> DATASET EXTRACT
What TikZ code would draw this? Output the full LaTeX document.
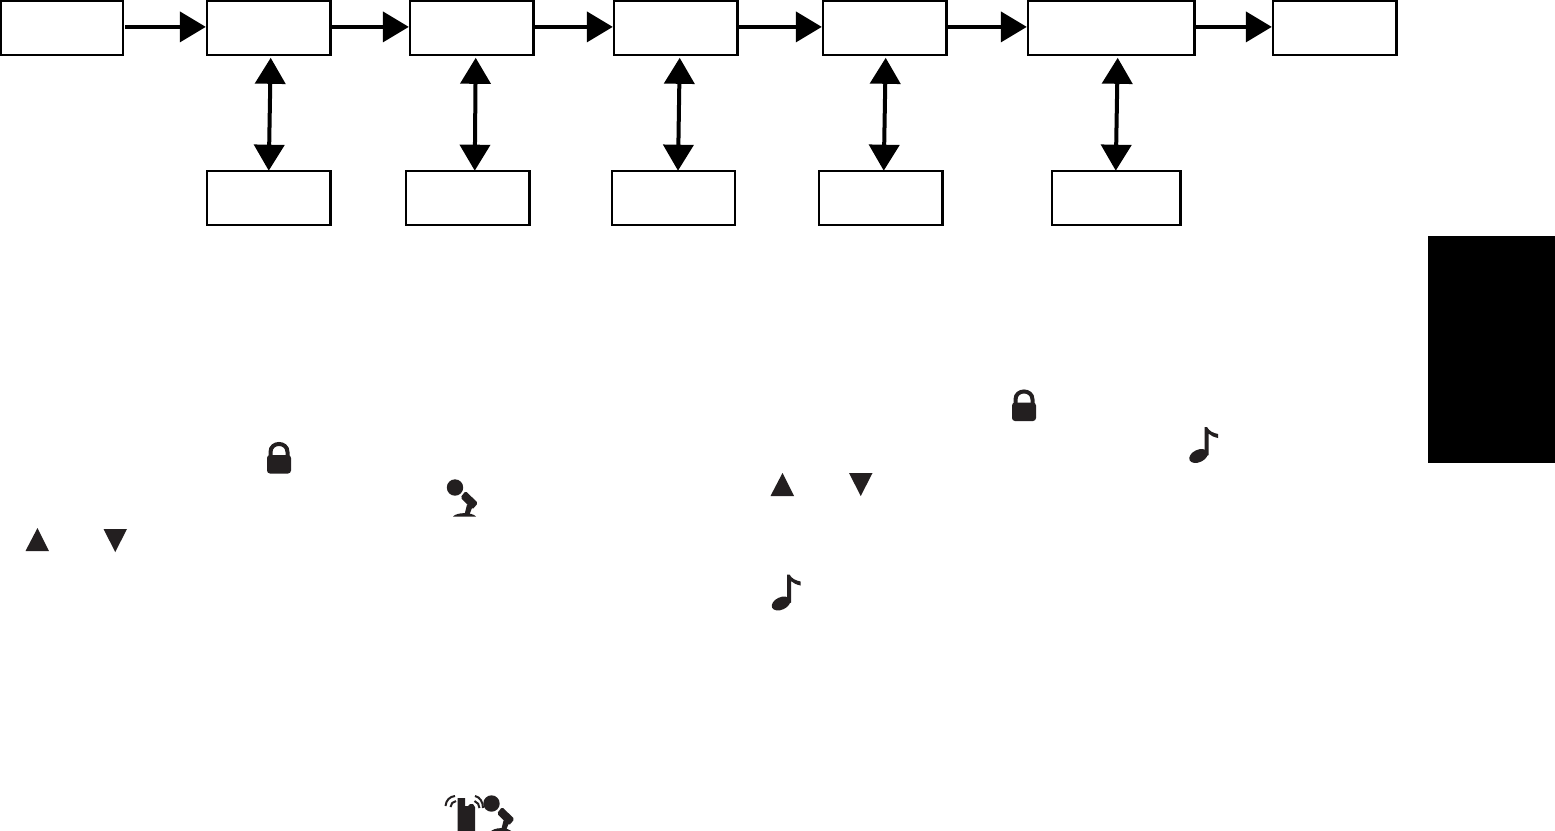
\documentclass[tikz,border=0pt]{standalone}
\usetikzlibrary{arrows.meta}
\definecolor{iconblack}{HTML}{231F20}
\tikzset{
  x=0.5pt,y=-0.5pt,
  box/.style={draw=black,line width=1.1pt,fill=white,inner sep=0pt,outer sep=0pt,anchor=north west,minimum height=27pt},
  flow/.style={line width=2pt,draw=black,-{Triangle[length=13pt,width=15pt]},shorten >=0.6pt,shorten <=0.4pt},
  both/.style={line width=2pt,draw=black,{Triangle[length=13pt,width=15pt]}-{Triangle[length=13pt,width=15pt]},shorten <=1.3pt,shorten >=0pt},
  icon/.style={fill=iconblack,draw=none},
  iconline/.style={draw=iconblack,fill=none},
  lockicon/.pic={
    \fill[icon,rounded corners=1.5pt] (0,13) rectangle (24,31.5);
    \draw[iconline,line width=2pt] (3.5,15) -- (3.5,10) .. controls (3.5,-0.7) and (20.5,-0.7) .. (20.5,10) -- (20.5,15);
  },
  micicon/.pic={
    \fill[icon] (0,0) circle[radius=4.1pt];
    \fill[icon,rounded corners=0.8pt] (10.5,3.5) -- (23,15.5) -- (17.5,22) -- (5.5,10) -- cycle;
    \fill[icon] (12,17) -- (17.5,19) -- (14.5,27) -- (9.5,27) -- cycle;
    \fill[icon] (-2,29) .. controls (2,24.5) and (17,24.5) .. (21,29) -- cycle;
  },
  noteicon/.pic={
    \fill[icon,shift={(9.5,29)},rotate=25] (0,0) ellipse[x radius=4.9pt,y radius=3.1pt];
    \fill[icon] (15.5,0) -- (15.5,30) -- (19.5,28) -- (19.5,6.5) .. controls (22,9) and (25,10) .. (29,11) -- (29,7) .. controls (24,6) and (20,4) .. (18,0) -- cycle;
  },
  upicon/.pic={\fill[icon] (12,0) -- (23.5,23) -- (0,23) -- cycle;},
  downicon/.pic={\fill[icon] (0,0) -- (23.5,0) -- (11.75,23) -- cycle;},
}
\begin{document}
\begin{tikzpicture}
\useasboundingbox (0,0) rectangle (1555,831);
\clip (0,0) rectangle (1555,831);
\fill[white] (0,0) rectangle (1555,831);
% upper row
\node[box,minimum width=61.25pt] (a1) at (0.8,1.2) {};
\node[box,minimum width=61.75pt] (a2) at (207,1.2) {};
\node[box,minimum width=61.75pt] (a3) at (410,1.2) {};
\node[box,minimum width=61.75pt] (a4) at (614,1.2) {};
\node[box,minimum width=61.75pt] (a5) at (823,1.2) {};
\node[box,minimum width=83.25pt] (a6) at (1028,1.2) {};
\node[box,minimum width=61.75pt] (a7) at (1273,1.2) {};
% lower row
\node[box,minimum width=61.75pt] (b2) at (207,170.7) {};
\node[box,minimum width=61.75pt] (b3) at (406,170.7) {};
\node[box,minimum width=61.5pt] (b4) at (612,170.7) {};
\node[box,minimum width=61.75pt] (b5) at (819,170.7) {};
\node[box,minimum width=64.25pt] (b6) at (1052,170.7) {};
% horizontal arrows
\draw[flow,shorten <=1pt] ([yshift=0.65pt]a1.east) -- ([yshift=0.65pt]a2.west);
\draw[flow] ([yshift=0.65pt]a2.east) -- ([yshift=0.65pt]a3.west);
\draw[flow] ([yshift=0.65pt]a3.east) -- ([yshift=0.65pt]a4.west);
\draw[flow,shorten <=0.9pt] ([yshift=0.65pt]a4.east) -- ([yshift=0.65pt]a5.west);
\draw[flow] ([yshift=0.65pt]a5.east) -- ([yshift=0.65pt]a6.west);
\draw[flow,shorten <=-0.5pt] ([yshift=0.65pt]a6.east) -- ([yshift=0.65pt]a7.west);
% double arrows
\draw[both] ([xshift=1pt]a2.south) -- ([xshift=0pt]b2.north);
\draw[both] ([xshift=2pt]a3.south) -- ([xshift=3.5pt]b3.north);
\draw[both] ([xshift=2pt]a4.south) -- ([xshift=2.25pt]b4.north);
\draw[both] ([xshift=0.5pt]a5.south) -- ([xshift=1.5pt]b5.north);
\draw[both] ([xshift=3.25pt]a6.south) -- ([xshift=-0.25pt]b6.north);
% side tab
\fill[black] (1428,236) rectangle (1555,463);
% icons
\pic at (267,442) {lockicon};
\pic at (1012,389.5) {lockicon};
\pic at (455,487.5) {micicon};
\pic at (491.5,803.5) {micicon};
\fill[icon] (489.5,833) .. controls (493,826.5) and (509,826.5) .. (513,833) -- cycle;
\pic at (1189,427) {noteicon};
\pic at (771.5,574.5) {noteicon};
\pic at (25.5,528) {upicon};
\pic at (103.5,529) {downicon};
\pic at (770.5,473) {upicon};
\pic at (849,473) {downicon};
% radio
\fill[icon] (457.5,835) -- (457.5,798) -- (465,798) -- (465,806) -- (468,806) -- (470,804) -- (473,804) -- (475,807) -- (475,835) -- cycle;
\draw[iconline,line width=1pt] (445.5,806) .. controls (446,800) and (450,796.5) .. (455,796);
\draw[iconline,line width=1pt] (450.5,807) .. controls (450.5,804) and (453,801.5) .. (456,801);
\draw[iconline,line width=1pt] (475,796) .. controls (480,797) and (483,802) .. (483,808);
\draw[iconline,line width=1pt] (474.5,801) .. controls (477.5,802) and (479.5,805) .. (479.5,808);
\end{tikzpicture}
\end{document}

> STATED TASK
Write the listing out a second time exactly, dropping all images.

> COMPLETE ANSWER
What TikZ code would draw this? Output the full LaTeX document.
\documentclass[tikz,border=0pt]{standalone}
\usetikzlibrary{arrows.meta}
\definecolor{iconblack}{HTML}{231F20}
\tikzset{
  x=0.5pt,y=-0.5pt,
  box/.style={draw=black,line width=1.1pt,fill=white,inner sep=0pt,outer sep=0pt,anchor=north west,minimum height=27pt},
  flow/.style={line width=2pt,draw=black,-{Triangle[length=13pt,width=15pt]},shorten >=0.6pt,shorten <=0.4pt},
  both/.style={line width=2pt,draw=black,{Triangle[length=13pt,width=15pt]}-{Triangle[length=13pt,width=15pt]},shorten <=1.3pt,shorten >=0pt},
  icon/.style={fill=iconblack,draw=none},
  iconline/.style={draw=iconblack,fill=none},
  lockicon/.pic={
    \fill[icon,rounded corners=1.5pt] (0,13) rectangle (24,31.5);
    \draw[iconline,line width=2pt] (3.5,15) -- (3.5,10) .. controls (3.5,-0.7) and (20.5,-0.7) .. (20.5,10) -- (20.5,15);
  },
  micicon/.pic={
    \fill[icon] (0,0) circle[radius=4.1pt];
    \fill[icon,rounded corners=0.8pt] (10.5,3.5) -- (23,15.5) -- (17.5,22) -- (5.5,10) -- cycle;
    \fill[icon] (12,17) -- (17.5,19) -- (14.5,27) -- (9.5,27) -- cycle;
    \fill[icon] (-2,29) .. controls (2,24.5) and (17,24.5) .. (21,29) -- cycle;
  },
  noteicon/.pic={
    \fill[icon,shift={(9.5,29)},rotate=25] (0,0) ellipse[x radius=4.9pt,y radius=3.1pt];
    \fill[icon] (15.5,0) -- (15.5,30) -- (19.5,28) -- (19.5,6.5) .. controls (22,9) and (25,10) .. (29,11) -- (29,7) .. controls (24,6) and (20,4) .. (18,0) -- cycle;
  },
  upicon/.pic={\fill[icon] (12,0) -- (23.5,23) -- (0,23) -- cycle;},
  downicon/.pic={\fill[icon] (0,0) -- (23.5,0) -- (11.75,23) -- cycle;},
}
\begin{document}
\begin{tikzpicture}
\useasboundingbox (0,0) rectangle (1555,831);
\clip (0,0) rectangle (1555,831);
\fill[white] (0,0) rectangle (1555,831);
% upper row
\node[box,minimum width=61.25pt] (a1) at (0.8,1.2) {};
\node[box,minimum width=61.75pt] (a2) at (207,1.2) {};
\node[box,minimum width=61.75pt] (a3) at (410,1.2) {};
\node[box,minimum width=61.75pt] (a4) at (614,1.2) {};
\node[box,minimum width=61.75pt] (a5) at (823,1.2) {};
\node[box,minimum width=83.25pt] (a6) at (1028,1.2) {};
\node[box,minimum width=61.75pt] (a7) at (1273,1.2) {};
% lower row
\node[box,minimum width=61.75pt] (b2) at (207,170.7) {};
\node[box,minimum width=61.75pt] (b3) at (406,170.7) {};
\node[box,minimum width=61.5pt] (b4) at (612,170.7) {};
\node[box,minimum width=61.75pt] (b5) at (819,170.7) {};
\node[box,minimum width=64.25pt] (b6) at (1052,170.7) {};
% horizontal arrows
\draw[flow,shorten <=1pt] ([yshift=0.65pt]a1.east) -- ([yshift=0.65pt]a2.west);
\draw[flow] ([yshift=0.65pt]a2.east) -- ([yshift=0.65pt]a3.west);
\draw[flow] ([yshift=0.65pt]a3.east) -- ([yshift=0.65pt]a4.west);
\draw[flow,shorten <=0.9pt] ([yshift=0.65pt]a4.east) -- ([yshift=0.65pt]a5.west);
\draw[flow] ([yshift=0.65pt]a5.east) -- ([yshift=0.65pt]a6.west);
\draw[flow,shorten <=-0.5pt] ([yshift=0.65pt]a6.east) -- ([yshift=0.65pt]a7.west);
% double arrows
\draw[both] ([xshift=1pt]a2.south) -- ([xshift=0pt]b2.north);
\draw[both] ([xshift=2pt]a3.south) -- ([xshift=3.5pt]b3.north);
\draw[both] ([xshift=2pt]a4.south) -- ([xshift=2.25pt]b4.north);
\draw[both] ([xshift=0.5pt]a5.south) -- ([xshift=1.5pt]b5.north);
\draw[both] ([xshift=3.25pt]a6.south) -- ([xshift=-0.25pt]b6.north);
% side tab
\fill[black] (1428,236) rectangle (1555,463);
% icons
\pic at (267,442) {lockicon};
\pic at (1012,389.5) {lockicon};
\pic at (455,487.5) {micicon};
\pic at (491.5,803.5) {micicon};
\fill[icon] (489.5,833) .. controls (493,826.5) and (509,826.5) .. (513,833) -- cycle;
\pic at (1189,427) {noteicon};
\pic at (771.5,574.5) {noteicon};
\pic at (25.5,528) {upicon};
\pic at (103.5,529) {downicon};
\pic at (770.5,473) {upicon};
\pic at (849,473) {downicon};
% radio
\fill[icon] (457.5,835) -- (457.5,798) -- (465,798) -- (465,806) -- (468,806) -- (470,804) -- (473,804) -- (475,807) -- (475,835) -- cycle;
\draw[iconline,line width=1pt] (445.5,806) .. controls (446,800) and (450,796.5) .. (455,796);
\draw[iconline,line width=1pt] (450.5,807) .. controls (450.5,804) and (453,801.5) .. (456,801);
\draw[iconline,line width=1pt] (475,796) .. controls (480,797) and (483,802) .. (483,808);
\draw[iconline,line width=1pt] (474.5,801) .. controls (477.5,802) and (479.5,805) .. (479.5,808);
\end{tikzpicture}
\end{document}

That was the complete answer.